To be done: Copy each line in which the string "that" occurs.

Records for processing:
______________________________
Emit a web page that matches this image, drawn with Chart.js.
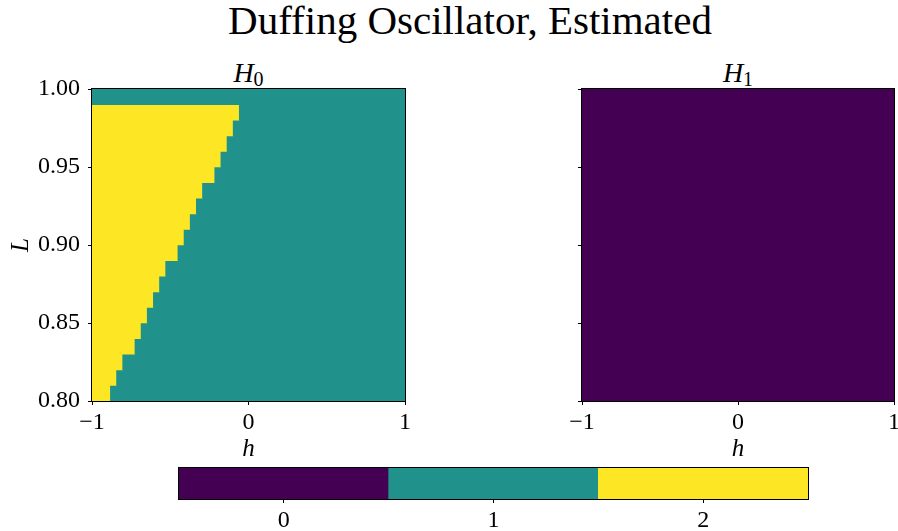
<!DOCTYPE html>
<html>
<head>
<meta charset="utf-8">
<script src="https://cdn.jsdelivr.net/npm/chart.js@4.4.1/dist/chart.umd.min.js"></script>
<style>
  html, body { margin: 0; padding: 0; background: #fff; overflow: hidden; width: 898px; height: 531px; }
  body { position: relative; font-family: "Liberation Serif", serif; color: #000; }
  canvas { position: absolute; }
  .suptitle { position: absolute; left: 470px; top: 0; transform: translateX(-50%); font-size: 41px; line-height: 40px; white-space: nowrap; }
  .ptitle { position: absolute; top: 59px; transform: translateX(-50%); font-size: 28px; line-height: 28px; white-space: nowrap; }
  .ptitle sub { font-style: normal; font-size: 20px; vertical-align: -4px; line-height: 0; }
</style>
</head>
<body>
<div class="suptitle">Duffing Oscillator, Estimated</div>
<div class="ptitle" style="left:248.5px"><i>H</i><sub>0</sub></div>
<div class="ptitle" style="left:738px"><i>H</i><sub>1</sub></div>
<canvas id="h0" width="430" height="410" style="left:0;top:60px"></canvas>
<canvas id="h1" width="440" height="410" style="left:470px;top:60px"></canvas>
<canvas id="cbar" width="710" height="71" style="left:140px;top:460px"></canvas>
<script>
/* ===== DATA ===== */
const hTicks  = [-1, 0, 1];
const lTicks  = [0.80, 0.85, 0.90, 0.95, 1.00];
const cbTicks = [0, 1, 2];
const nCols   = 51;                       // cells across h in [-1, 1]
// L cell centres, bottom row first (cells 0.01 tall)
const rowMid = [0.805, 0.815, 0.825, 0.835, 0.845, 0.855, 0.865, 0.875, 0.885, 0.895,
                0.905, 0.915, 0.925, 0.935, 0.945, 0.955, 0.965, 0.975, 0.985, 0.995];
// H0: number of cells with value 2 at the left of each row, rest of the row is 1
const h0TwoCols = [3, 4, 5, 7, 8, 9, 10, 11, 12, 14, 15, 16, 17, 18, 20, 21, 22, 23, 24, 0];
// H1: every cell is 0
const h1Row = [0, 0, 0, 0, 0, 0, 0, 0, 0, 0, 0, 0, 0, 0, 0, 0, 0, 0, 0, 0];

const VIRIDIS = ['#440154', '#21918c', '#fde725'];
const FONT = '"Liberation Serif", serif';
const fmtTick = (v) => v < 0 ? '\u2212' + Math.abs(v) : String(v);

Chart.defaults.font.family = FONT;
Chart.defaults.color = '#000';

/* ===== helpers ===== */
const frame = {
  id: 'frame',
  afterDatasetsDraw(chart) {
    const { ctx, chartArea: a } = chart;
    ctx.save();
    ctx.strokeStyle = '#000';
    ctx.lineWidth = 1;
    ctx.strokeRect(Math.round(a.left) - 0.5, Math.round(a.top) - 0.5,
                   Math.round(a.right - a.left) + 1, Math.round(a.bottom - a.top) + 1);
    ctx.restore();
  }
};

function heatSegments(twoCols, leftVal, rightVal) {
  const cellW = 2 / nCols;
  const data = [], colors = [];
  rowMid.forEach((L, i) => {
    const n = twoCols[i];
    const edge = -1 + n * cellW;
    if (n > 0) { data.push({ x: [-1, edge], y: L }); colors.push(VIRIDIS[leftVal]); }
    data.push({ x: [edge, 1], y: L }); colors.push(VIRIDIS[typeof rightVal === 'number' ? rightVal : rightVal[i]]);
  });
  return { data, colors };
}

function fixTicks(values) {
  return (scale) => { scale.ticks = values.map(v => ({ value: v })); };
}

function panel(id, seg, yLabels, yWidth, padRight) {
  return new Chart(document.getElementById(id), {
    type: 'bar',
    data: {
      datasets: [{
        data: seg.data,
        backgroundColor: seg.colors,
        borderWidth: 0,
        barPercentage: 1,
        categoryPercentage: 1,
      }]
    },
    options: {
      indexAxis: 'y',
      responsive: false,
      animation: false,
      layout: { padding: { top: 29, left: 0, right: padRight, bottom: 0 } },
      plugins: { legend: { display: false }, tooltip: { enabled: false } },
      scales: {
        x: {
          type: 'linear', min: -1, max: 1, stacked: false,
          afterBuildTicks: fixTicks(hTicks),
          afterFit: (s) => { s.height = 69; },
          grid: { display: true, drawOnChartArea: false, tickLength: 4, color: '#000' },
          border: { display: false },
          ticks: { font: { size: 24 }, padding: 3, maxRotation: 0, callback: fmtTick },
          title: { display: true, text: 'h', font: { size: 25, style: 'italic' }, padding: { top: 0, bottom: 6 } },
        },
        y: {
          type: 'linear', min: 0.8, max: 1.0, offset: false,
          afterBuildTicks: fixTicks(lTicks),
          afterFit: (s) => { s.width = yWidth; },
          grid: { display: true, drawOnChartArea: false, offset: false, tickLength: 4, color: '#000' },
          border: { display: false },
          ticks: { font: { size: 24 }, padding: 8, callback: (v) => yLabels ? v.toFixed(2) : '' },
          title: { display: yLabels, text: 'L', font: { size: 25, style: 'italic' }, padding: { top: 6, bottom: 0 } },
        }
      }
    },
    plugins: [frame]
  });
}

/* ===== PANELS ===== */
panel('h0', heatSegments(h0TwoCols, 2, 1), true, 92, 25);
panel('h1', heatSegments(h1Row, 0, h1Row), false, 112, 16);

/* ===== COLORBAR ===== */
new Chart(document.getElementById('cbar'), {
  type: 'bar',
  data: {
    labels: ['cb'],
    datasets: [{
      data: cbTicks.map(v => ({ x: [v - 0.5, v + 0.5], y: 'cb' })),
      backgroundColor: cbTicks.map(v => VIRIDIS[v]),
      borderWidth: 0,
      barPercentage: 1,
      categoryPercentage: 1,
    }]
  },
  options: {
    indexAxis: 'y',
    responsive: false,
    animation: false,
    layout: { padding: { top: 8, left: 39, right: 42, bottom: 0 } },
    plugins: { legend: { display: false }, tooltip: { enabled: false } },
    scales: {
      x: {
        type: 'linear', min: -0.5, max: 2.5, stacked: false,
        afterBuildTicks: fixTicks(cbTicks),
        afterFit: (s) => { s.height = 32; },
        grid: { display: true, drawOnChartArea: false, tickLength: 4, color: '#000' },
        border: { display: false },
        ticks: { font: { size: 24 }, padding: 3, callback: fmtTick },
      },
      y: { type: 'category', display: false }
    }
  },
  plugins: [frame]
});
</script>
</body>
</html>
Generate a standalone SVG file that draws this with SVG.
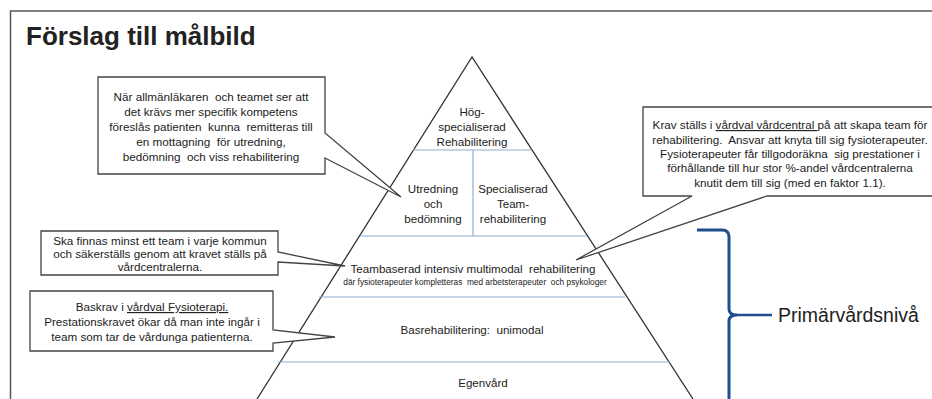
<svg xmlns="http://www.w3.org/2000/svg" width="932" height="399" viewBox="0 0 932 399">
<style>
text{font-family:"Liberation Sans",Arial,sans-serif;fill:#222;white-space:pre}
.t{font-size:11.6px;text-anchor:middle}
.s{font-size:8.3px;text-anchor:middle}
.b{font-size:11.7px;text-anchor:middle}
.box{fill:#fff;stroke:#444;stroke-width:1.3}
.lvl{stroke:#8eaed4;stroke-width:1.2;fill:none}
.u{text-decoration:underline}
</style>
<rect width="932" height="399" fill="#fff"/>
<path d="M10.5,420 V11 H950" fill="none" stroke="#555" stroke-width="1.5"/>
<text x="26" y="45" font-size="26" font-weight="bold" fill="#111">Förslag till målbild</text>

<g id="pyramid">
<path d="M257,399 L472,57 L693,399" fill="none" stroke="#333" stroke-width="1.3"/>
<line class="lvl" x1="413" y1="150" x2="532" y2="150"/>
<line class="lvl" x1="473" y1="150" x2="473" y2="236"/>
<line class="lvl" x1="360" y1="236" x2="587" y2="236"/>
<line class="lvl" x1="319" y1="297" x2="625" y2="297"/>
<line class="lvl" x1="278" y1="362" x2="670" y2="362"/>
</g>

<g id="level-hog">
<text class="t" x="472" y="116">Hög-</text>
<text class="t" x="472" y="131">specialiserad</text>
<text class="t" x="472" y="146">Rehabilitering</text>
</g>
<g id="level-utredning">
<text class="t" x="433" y="193">Utredning</text>
<text class="t" x="433" y="208">och</text>
<text class="t" x="433" y="223">bedömning</text>
</g>
<g id="level-specialiserad">
<text class="t" x="513" y="193">Specialiserad</text>
<text class="t" x="513" y="208">Team-</text>
<text class="t" x="513" y="223">rehabilitering</text>
</g>
<g id="level-teambaserad">
<text class="t" x="473" y="273" font-size="12.6">Teambaserad intensiv multimodal  rehabilitering</text>
<text class="s" x="475" y="285">där fysioterapeuter kompletteras  med arbetsterapeuter  och psykologer</text>
</g>
<g id="level-bas">
<text class="t" x="472" y="334">Basrehabilitering:  unimodal</text>
</g>
<g id="level-egenvard">
<text class="t" x="483" y="387">Egenvård</text>
</g>

<g id="connectors">
<path d="M697,230 H722 Q729,230 729,237 V309 Q729,315 737,315 Q729,315 729,321 V420" fill="none" stroke="#1f4e8c" stroke-width="3"/>
<line x1="737" y1="315" x2="772" y2="315" stroke="#1f4e8c" stroke-width="2.5"/>
</g>
<g id="primarvard">
<text x="778" y="322" font-size="19.5" fill="#111">Primärvårdsnivå</text>
</g>

<g id="callout-1">
<path class="box" d="M98,77 H325 V133 L401,197 L325,158 V174 H98 Z"/>
<text class="b" x="211" y="101">När allmänläkaren  och teamet ser att</text>
<text class="b" x="211" y="116">det krävs mer specifik kompetens</text>
<text class="b" x="211" y="131">föreslås patienten  kunna  remitteras till</text>
<text class="b" x="211" y="146">en mottagning  för utredning,</text>
<text class="b" x="211" y="161">bedömning  och viss rehabilitering</text>
</g>

<g id="callout-2">
<path class="box" d="M643,107 H945 V196 H767 L576,260 L692,196 H643 Z"/>
<text class="b" x="790" y="129">Krav ställs i <tspan class="u">vårdval vårdcentral </tspan>på att skapa team för</text>
<text class="b" x="790" y="144">rehabilitering.  Ansvar att knyta till sig fysioterapeuter.</text>
<text class="b" x="790" y="158">Fysioterapeuter får tillgodoräkna  sig prestationer i</text>
<text class="b" x="790" y="172">förhållande till hur stor %-andel vårdcentralerna</text>
<text class="b" x="790" y="187">knutit dem till sig (med en faktor 1.1).</text>
</g>

<g id="callout-3">
<path class="box" d="M41,231 H278 V252 L345,266 L278,262 V275 H41 Z"/>
<text class="b" x="160" y="245">Ska finnas minst ett team i varje kommun</text>
<text class="b" x="160" y="258">och säkerställs genom att kravet ställs på</text>
<text class="b" x="160" y="271">vårdcentralerna.</text>
</g>

<g id="callout-4">
<path class="box" d="M30,291 H273 V330 L335,337 L273,343 V351 H30 Z"/>
<text class="b" x="152" y="311">Baskrav i <tspan class="u">vårdval Fysioterapi.</tspan></text>
<text class="b" x="152" y="326">Prestationskravet ökar då man inte ingår i</text>
<text class="b" x="152" y="341">team som tar de vårdunga patienterna.</text>
</g>
</svg>
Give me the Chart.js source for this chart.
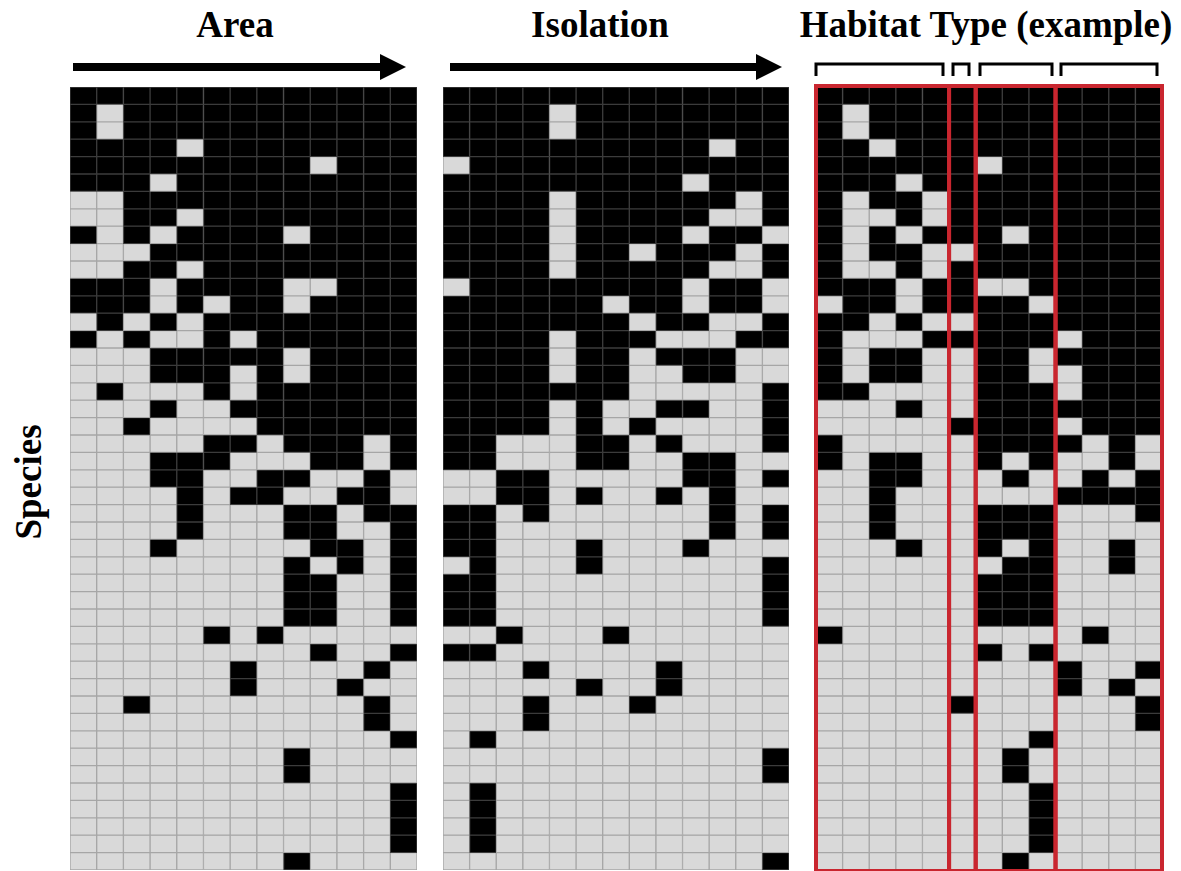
______________________________
Exercise response:
Emit a web page that matches this image, drawn with Chart.js.
Generate a standalone SVG file that draws this with SVG.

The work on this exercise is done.